Hinreißende Schnittzeichnungen
Der Adel wollte „entre soi“, unter sich, bleiben und baute seine Hôtels am liebsten Grundstück an Grundstück, und wenn es ging, wie auf dem linken Seine-Ufer, mit Blick auf den Fluss und darüber hinweg. So kam es auch zur Erfindung des „jardin suspendu“, des auf Obergeschossebene angelegten rückwärtigen Gartens mit entsprechend besserer Aussicht, wie beim Hôtel de Belle-Isle von François Burand, das, 1721 fertiggestellt, zum Zeitpunkt der Veröffentlichung von Mariettes Sammelband die neueste Entwicklung verkörperte. Prévotel hat das unter der Pariser Commune im Mai 1871 abgebrannte Bauwerk in einer hinreißenden Schnittzeichnung dargestellt, wie überhaupt alle Zeichnungen durch ihre Perfektion und zugleich Eleganz begeistern. Einen Höhepunkt bildet auch die Darstellung der weit älteren Place des Victoires, 1671 von Mansart entworfen – kein Privathaus, sondern die Umbauung eines der königlichen Plätze und in der zeichnerischen Wiedergabe besonders delikat, weil Chevotet die runden Gebäude maßstabsgetreu auf die Fläche abbilden musste.

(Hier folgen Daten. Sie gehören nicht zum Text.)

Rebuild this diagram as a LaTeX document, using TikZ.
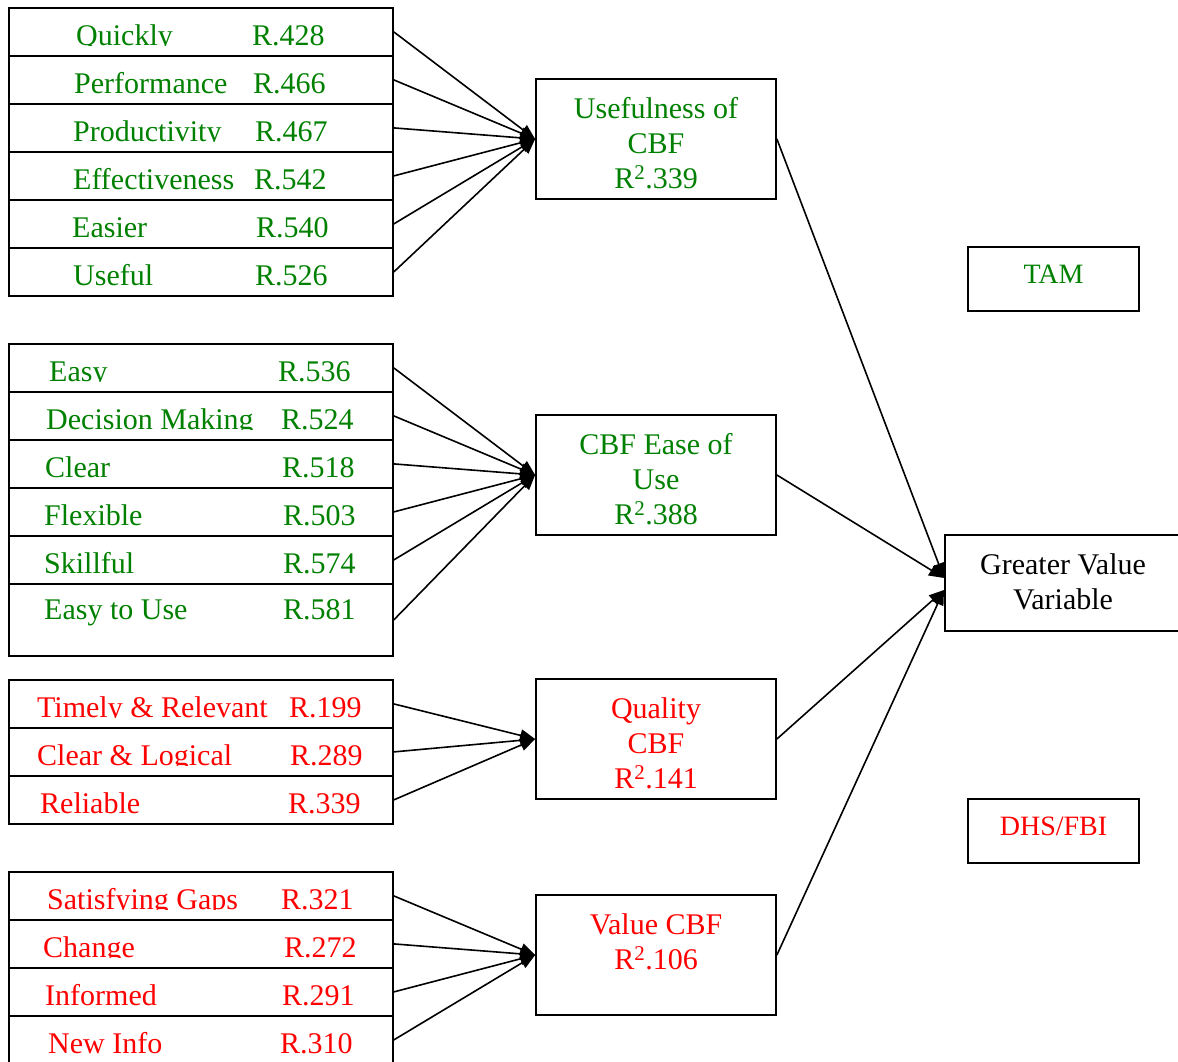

Nachzuschauen und -zulesen ist das im Katalog, der so großartig ist wie die Ausstellung selbst und ein wahres Kompendium der französischen Adelsarchitektur im Zenit ihrer Bedeutung. Der Verleger Mariette hat ihr einst ein Denkmal gesetzt. 160 Jahre später gelangten die Zeichnungen durch Schenkung in die École des Beaux-Arts – und nun auf Zeit nach Berlin.